El año pasado, el 2 de julio, la Legislatura porteña aprobó otra ley que instituyó el 2 de octubre como “Día de Lucha contra el Acoso Sexual Callejero”. En esa norma se estableció que cada año, para esa semana, el Poder Ejecutivo de la Ciudad “realizará actividades y campañas de difusión para la visibilización y desnaturalización del Acoso Sexual Callejero, así como también para la erradicación de este tipo de violencia de género y de sus consecuencias”. Suena bastante ingenuo pensar –y votar– que se hagan campañas de ese tipo apenas siete días al año. La nueva ley, aprobada el miércoles, también prevé que campañas. En su artículo 4° dice: “El Poder Ejecutivo implementará campañas de  concientización sobre el acoso sexual en espacios públicos o de acceso público y sobre el contenido de la presente ley utilizando para ello todos los recursos y medios que tengan a disposición”. ¿Cuántos días al año las harán? ¿Más que una semana? Claro, que se hagan campañas durante una semana o diez días de campaña es más que nada. Sería interesante que el tema se tomara en serio. Por una vez.

En los últimos años la brasileña Sonia Correa se dedicó a reflexionar sobre la ley penal, para analizar cómo los sectores progresistas y feministas recurren en su búsqueda para resolver distintos problemas, sin darse cuenta –dice ella– del significado político de la ley penal, brazo armado del Estado. “Las consecuencias son fáciles de ver en el caso del aborto: más riesgo, la clandestinidad, y el otro efecto trágico, el encarcelamiento”, me decía hace pocos meses, en un foro internacional feminista en Brasil, esta académica investigadora asociada de la Asociación Brasileña Interdisciplinaria de Sida (Associaçao Brasileira Interdisciplinar de AIDS - ABIA) y cocoordinadora del Observatorio de Sexualidad y Política (Sexuality Policy Watch; SPW, por su sigla en inglés).

Y también, Correa, me dijo: “Si un proyecto incluye educación y ley penal, no tenga dudas de que lo que se va a implementar es la ley penal y no la educación, porque es estructurante de los Estados, sobre todo en un contexto de restauración conservadora como el que estamos viviendo. Antes que reclamar comisarías de la mujer hay que reclamar más inversión para el cambio cultural.

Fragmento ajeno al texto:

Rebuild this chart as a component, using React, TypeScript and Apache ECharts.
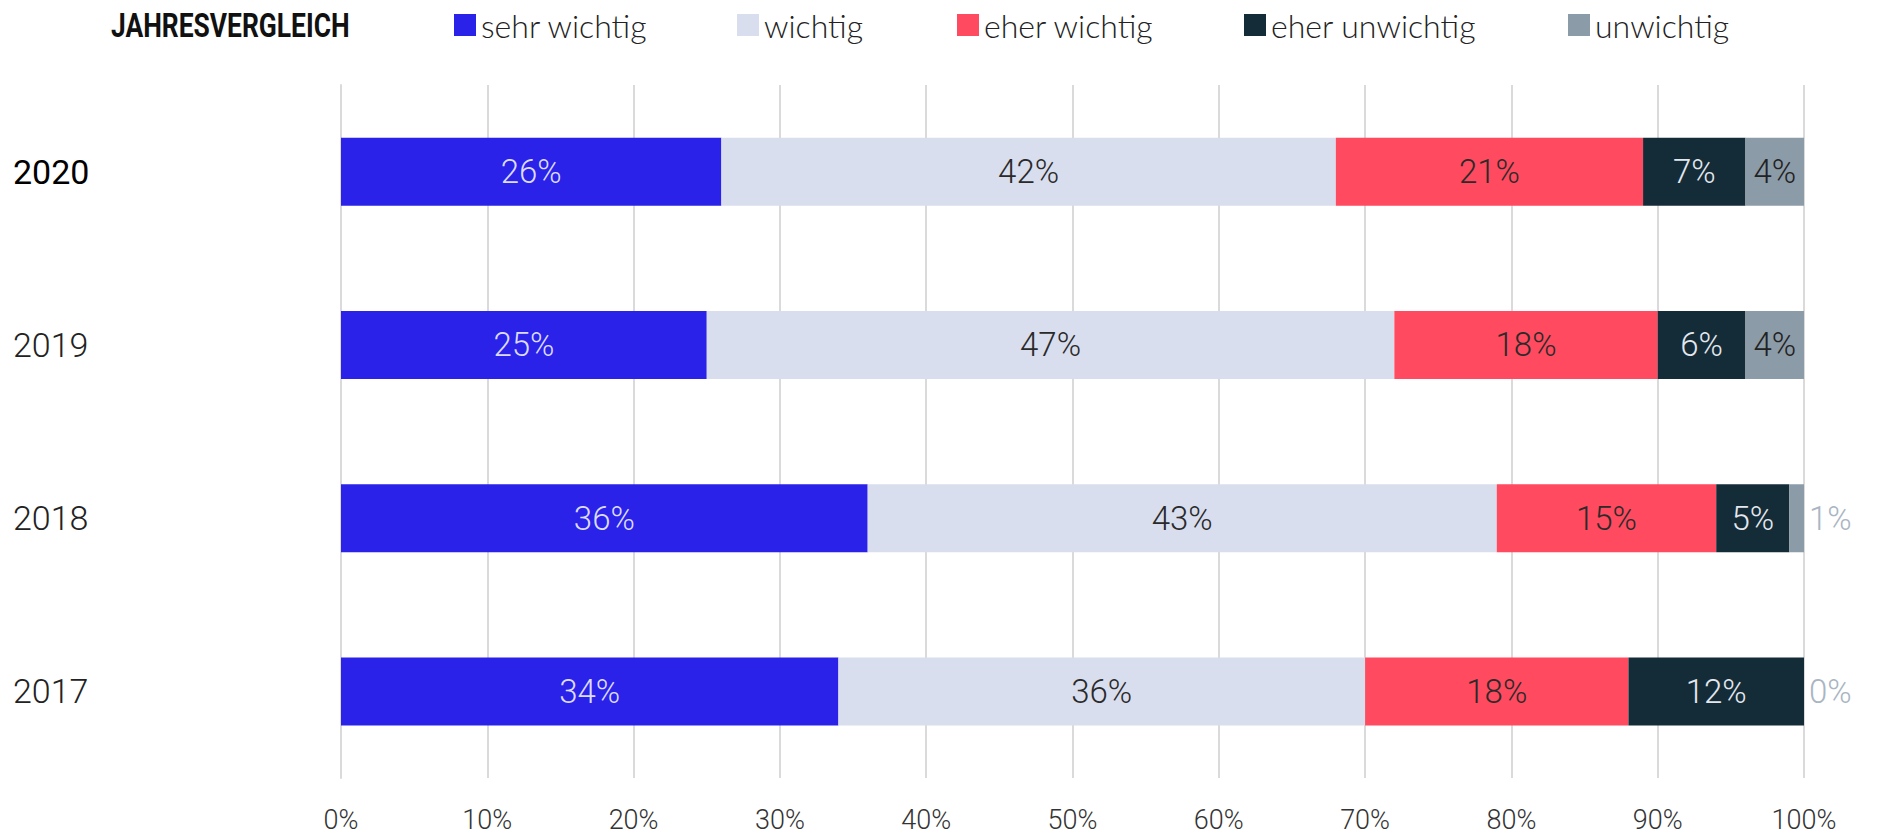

La experiencia histórica demuestra que el aumento de la punición, en el caso de la violencia machista como en relación a otros delitos, no tiene efectos de reducción de esas prácticas. Se requiere de una transformación cultural profunda en las prácticas cotidianas para lograrlo. Cuando uno hace una apelación a la ley penal, lo que viene de inmediato, es la condensación del poder punitivo del Estado: más policía, más armas, más plata para eso y menos inversión en el cambio social y de las estructuras. Tenemos esa paradoja. En Brasil, el gobierno de Dilma aprobó una ley de feminicidio con aplausos de todos los sectores en 2015, con votos incluso de los sectores más conservadores, que después la iban a sacar de la Presidencia. Porque ahí hay una convergencia: cuando se pide más policía, más prisión, penas mayores, lo que los penalistas críticos llaman la hipercriminalización, el consenso es gigantesco. Tenemos leyes de femicidio y a la vez un ataque sistemático a las leyes de educación sexual integral y a la educación con perspectiva de género en las escuelas. No podemos no identificar esto”. En la ley de acoso callejero confluyeron los bloques más progresistas con el PRO.

No alcanza con sacarse una foto con un cartel que diga #NiUnaMenos. El problema de la violencia machista es lo suficientemente serio y tiene bases en la histórica desigualdad que vivimos las mujeres en la sociedad. Y para enfrentarlo es un imperativo pensar en desarmar esa matriz cultural, que nos está desangrando.